You need to compile OpenCV with contrib (-DOPENCV_EXTRA_MODULES_PATH) for object tracking. You should also compile with (-DOPENCV_GENERATE_PKGCONFIG). Only OpenCV 4+ is supported due to API changes. Make sure you checkout the same tagged release for the main repository and the contrib repository.

git clone https://github.com/opencv/opencv
git clone https://github.com/opencv/opencv_contrib
cd opencv && git checkout 4.1.0 && cd ../
cd opencv_contrib && git checkout 4.1.0 && cd ../

On Mac, Homebrew automatically include pkg-config support and the contrib packages.

Linux

Build opencv using your preferred method. You need Qt5 installed - not just Qt Creator.

Clone the repository, then:

git submodule update --init --recursive
qmake -makefile -o Makefile DeepLabel.pro
make -j4

Mac Install dependencies using Homebrew:

brew install qt opencv

Note that qt is not linked by default, so either force link it (brew link -f qt) or follow the post-install instructions to see where qmake is installed.

Clone the repo, open the pro file in Qt Creator and build. Deployment is automatic on Windows and OS X. Alternatively:

git submodule update --init --recursive
qmake -makefile -o Makefile DeepLabel.pro
make -j4

madeployqt is automatically run after compilation, and on OS X will build a .dmg file. This does have the irritating side effect of linking and copying every dylib OpenCV has to offer so feel free to dig into the package and delete some of the dylibs that you don't need. This is a tradeoff between output file size and convenience.

Windows

Unfortunately you need to install OpenCV from source, because the official binary releases don't include the contrib modules (which include tracking algorithms and DNN support). Or just download a DeepLabel release from here.

Once you've installed OpenCV...(!)

Clone the repo, update the submodules to fetch QtAwesome, open the pro file in Qt Creator and modify the paths to your opencv install. Build as normal. Make sure you copy all the OpenCV DLLs after install.

Usage

Using the software should be fairly straightforward. Once you've created a project database and added images to it, you can get on with the fun part of adding bounding boxes.

DeepLabel operates in two modes: draw and select. In draw mode, you can click to define the corners of a bounding box rectangle. If you're happy with the box, hit space to confirm. The rectangle will be added to the image with a class label.

If you need to delete a label, switch to select mode. Click on a rectangle, it will highlight green, the hit delete or backspace to remove it.

All changes are immediately relected in the database.

Navigate through images using the left/right or a/d keys.
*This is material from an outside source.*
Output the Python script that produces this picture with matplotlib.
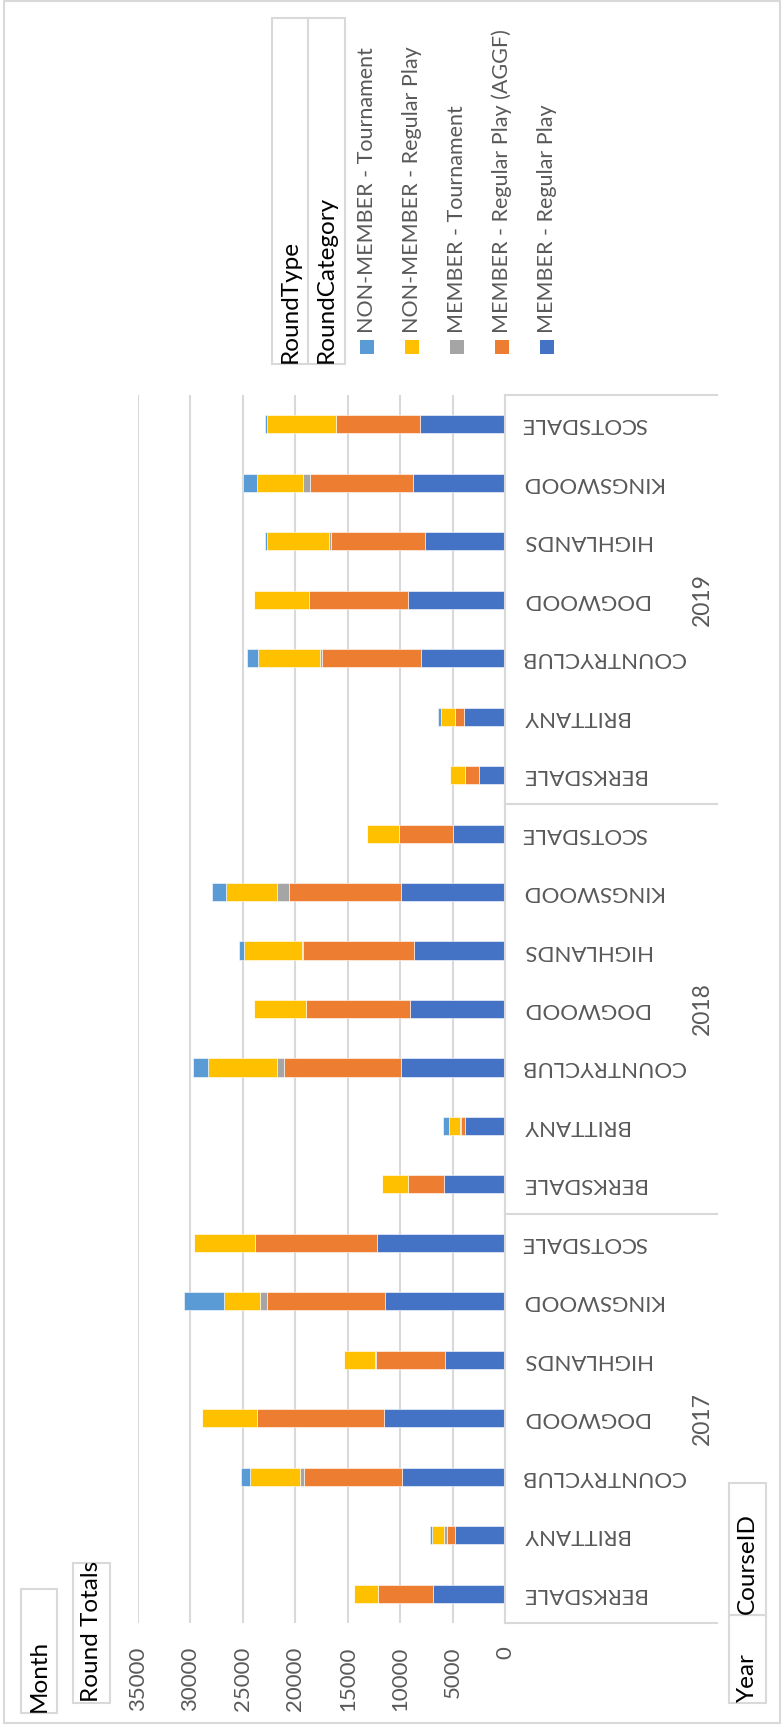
import numpy as np
import matplotlib
matplotlib.use('Agg')
import matplotlib.pyplot as plt
from matplotlib.patches import Rectangle
from matplotlib.transforms import blended_transform_factory

plt.rcParams['font.family'] = ['Lato', 'DejaVu Sans']

# Datos (orden: 2017, 2018, 2019; cada anio los 7 campos)
years = ['2017', '2018', '2019']
courses = ['BERKSDALE', 'BRITTANY', 'COUNTRYCLUB', 'DOGWOOD', 'HIGHLANDS', 'KINGSWOOD', 'SCOTSDALE']

member_regular = [6900, 4800, 9850, 11510, 5680, 11460, 12190,
                  5780, 3780, 9900, 9100, 8670, 9900, 5000,
                  2520, 3900, 8040, 9220, 7620, 8800, 8130]
member_aggf = [5250, 750, 9320, 12140, 6620, 11240, 11670,
               3470, 420, 11150, 9900, 10570, 10710, 5140,
               1340, 860, 9380, 9440, 8940, 9800, 7950]
member_tourn = [0, 250, 380, 0, 80, 630, 0,
                0, 100, 710, 0, 95, 1140, 0,
                0, 50, 220, 0, 190, 640, 60]
nonmember_regular = [2250, 1200, 4800, 5220, 2940, 3470, 5780,
                     2520, 1060, 6520, 4950, 5570, 4900, 3050,
                     1430, 1330, 5870, 5270, 5900, 4430, 6540]
nonmember_tourn = [0, 150, 830, 0, 0, 3780, 0,
                   0, 520, 1430, 0, 430, 1330, 0,
                   0, 290, 1050, 0, 250, 1280, 190]

series = [('MEMBER - Regular Play', member_regular, '#4472C4'),
          ('MEMBER - Regular Play (AGGF)', member_aggf, '#ED7D31'),
          ('MEMBER - Tournament', member_tourn, '#A5A5A5'),
          ('NON-MEMBER - Regular Play', nonmember_regular, '#FFC000'),
          ('NON-MEMBER - Tournament', nonmember_tourn, '#5B9BD5')]

W, H = 783, 1728
grey = '#D9D9D9'
txt = '#595959'

def fx(p):
    return p / W

def fy(p):
    return 1 - p / H

fig = plt.figure(figsize=(W / 100, H / 100), dpi=100)

# marco exterior
fig.patches.append(Rectangle((fx(4), fy(1723)), fx(776), 1722 / H, transform=fig.transFigure,
                             fill=False, edgecolor=grey, lw=1.5))

# area del grafico
x0, x1, ytop, ybot = 138, 505, 395, 1623
ax = fig.add_axes([fx(x0), fy(ybot), fx(x1 - x0), (ybot - ytop) / H])

n = len(member_regular)
ypos = np.arange(n)
left = np.zeros(n)
for name, vals, col in series:
    vals = np.array(vals, dtype=float)
    ax.barh(ypos, vals, left=left, height=0.31, color=col, edgecolor='white', linewidth=0.4, zorder=3)
    left += vals

ax.set_xlim(35000, 0)
ax.set_ylim(-0.5, n - 0.5)
ax.set_xticks(np.arange(0, 35001, 5000))
ax.set_xticklabels([str(v) for v in range(0, 35001, 5000)], rotation=90, color=txt, fontsize=16)
ax.tick_params(axis='x', length=0, pad=17)
ax.set_yticks([])
ax.grid(axis='x', color=grey, lw=1.5, zorder=0)
for s in ax.spines.values():
    s.set_visible(False)

tr = blended_transform_factory(ax.transAxes, ax.transData)
xend = (717 - x0) / (x1 - x0)
xlab = (521 - x0) / (x1 - x0)
xyear = (702 - x0) / (x1 - x0)

# eje de categorias
ax.plot([1, 1], [-0.5, n - 0.5], transform=tr, color=grey, lw=1.5, clip_on=False, zorder=4)
for yb in [-0.5, 6.5, 13.5, 20.5]:
    ax.plot([1, xend], [yb, yb], transform=tr, color=grey, lw=1.5, clip_on=False)

for i in range(n):
    ax.text(xlab, i, courses[i % 7], transform=tr, rotation=180, ha='left', va='center',
            fontsize=16, color=txt)
for j, yr in enumerate(years):
    ax.text(xyear, j * 7 + 3, yr, transform=tr, rotation=90, ha='center', va='center',
            fontsize=16.5, color=txt)

# botones de campo
def button(xa, xb, ya, yb, label):
    fig.patches.append(Rectangle((fx(xa), fy(yb)), fx(xb - xa), (yb - ya) / H,
                                 transform=fig.transFigure, facecolor='white', edgecolor=grey, lw=1.5))
    fig.text(fx((xa + xb) / 2), fy(yb - 1), label, rotation=90, ha='center', va='bottom',
             fontsize=17.5, color='black')

button(21, 57, 1589, 1713, 'Month')
button(73, 110, 1563, 1703, 'Round Totals')
button(729, 766, 1615, 1703, 'Year')
button(729, 766, 1483, 1615, 'CourseID')
button(272, 308, 18, 364, 'RoundType')
button(308, 345, 18, 364, 'RoundCategory')

# leyenda
legend_x = [367, 412, 457, 502, 547]
for (name, vals, col), lx in zip(series[::-1], legend_x):
    fig.patches.append(Rectangle((fx(lx - 7), fy(354)), fx(14), 14 / H, transform=fig.transFigure,
                                 facecolor=col, edgecolor='none'))
    fig.text(fx(lx), fy(333), name, rotation=90, ha='center', va='bottom', fontsize=15.5, color=txt)

plt.savefig('out.png', dpi=100)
You should find a/d to be quite a natural way of navigating without moving your left hand. There is a progress bar to indicate how far through the dataset you've labelled.

Once you're done labelling, open the export menu to copy and rename your images and generate label files.

Notes

Overlapping bounding boxes

DeepLabel doesn't care if your bounding boxes overlap, but selecting overlapping bounding boxes is a tricky problem from a UI point of view. Currently the solution is simple: all rectangles containing the cursor will be highlighted and if you hit delete, the most recent one will be deleted.

Image paths

Image paths in the database are stored relative to the database location. This means you can easily copy over files to another system, provided you keep the relative structure of the files.

Support for other descriptors (e.g. occluded, truncated)

In the future I'd like to add the ability to mark labels as occluded or truncated. I haven't decided on the best way to implement this yet - most detector networks don't use this information, but it's useful for stats.

Database schema

DeepLabel uses a simple relational database with the following schema:

CREATE TABLE classes (class_id INTEGER PRIMARY KEY ASC, name varchar(32))
CREATE TABLE images (image_id INTEGER PRIMARY KEY ASC, path varchar(256))
CREATE TABLE labels (label_id INTEGER PRIMARY KEY ASC, image_id int, class_id int, x int, y int, width int, height int)

These fields are the bare minimum and more may be added later (see note on descriptors above). It may also be useful to include metadata about images for statistics purposes.

License

This code is MIT licensed - feel free to fork and use without restriction, commercially or privately, but please do cite. Copyright Josh Veitch-Michaelis 2017.